Si la derecha se hace dadá la izquierda se vuelve warholiana. Como el díptico de Marilyn o las latas de sopa Campbell, reproduce en serie el mismo objeto con apenas algunos matices de color, nada ofrece más allá del mundo que tenemos, uno que parece gustar cada vez menos a grandes contingentes de electores. Tan tediosa como la socialdemocracia, con la que ha terminado gobernando, ha quedado para administrar el desahuciado Estado de Bienestar. Carece de imaginación, prohíbe el prohibido prohibir. Los más jóvenes se aburren de escuchar lo mismo. Los más viejos tampoco consiguen en su discurso solución a sus problemas. Mientras esto acontece en Estados Unidos y en Europa, y seguramente en Puebla y Sao Paulo, en Caracas ni siquiera está presente la izquierda warholiana. Aquí encontramos más bien un realismo soviético con colores pasteles, quizás como alegoría de la torta puesta en los últimos años. Todo ello bajo el canon de las medidas de un extraño neoliberalismo salvaje del que pretende hacer virtud por necesidad. En Caracas como en La Habana la imaginación abandonó el poder hace mucho, probablemente nunca tuvo tal facultad.
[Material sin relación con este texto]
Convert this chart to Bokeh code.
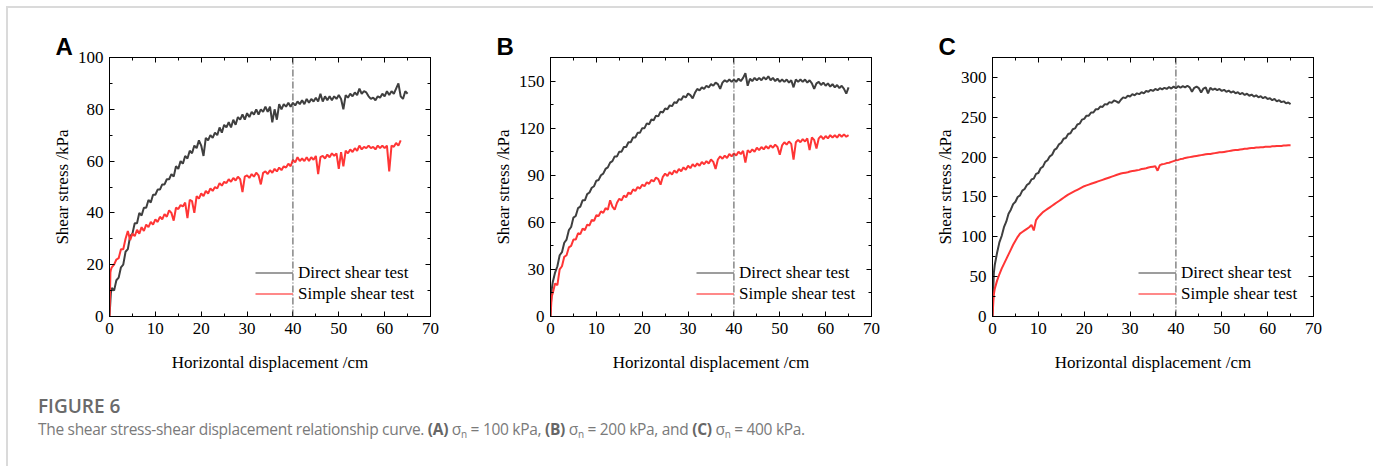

Una izquierda y otra, la izquierda toda, incluida la verde, cuales zombies parecen mantenerse a la espera de que lleguen sus enterradores de la ultraderecha globalizada. Ya las campanas doblan en Estados Unidos y en Europa, también en Argentina. Aquí Hemingway nos aconsejaría no preguntar por quién doblan. Y sin duda hay que enterrar a estas izquierdas, especialmente la burocrática y autoritaria que hemos padecido. La vida no se detiene, renace una y otra vez. Morir para nacer. Así lo pide cualquier proyecto democratizador radical. ¿Cómo reinventar este proyecto? No sé. Será una tarea colectiva. Cualquier caudillo que se presente con la solución será su misma negación. Mientras, si hay que enterrar al zombi, evitemos al enterrador que hoy está de turno.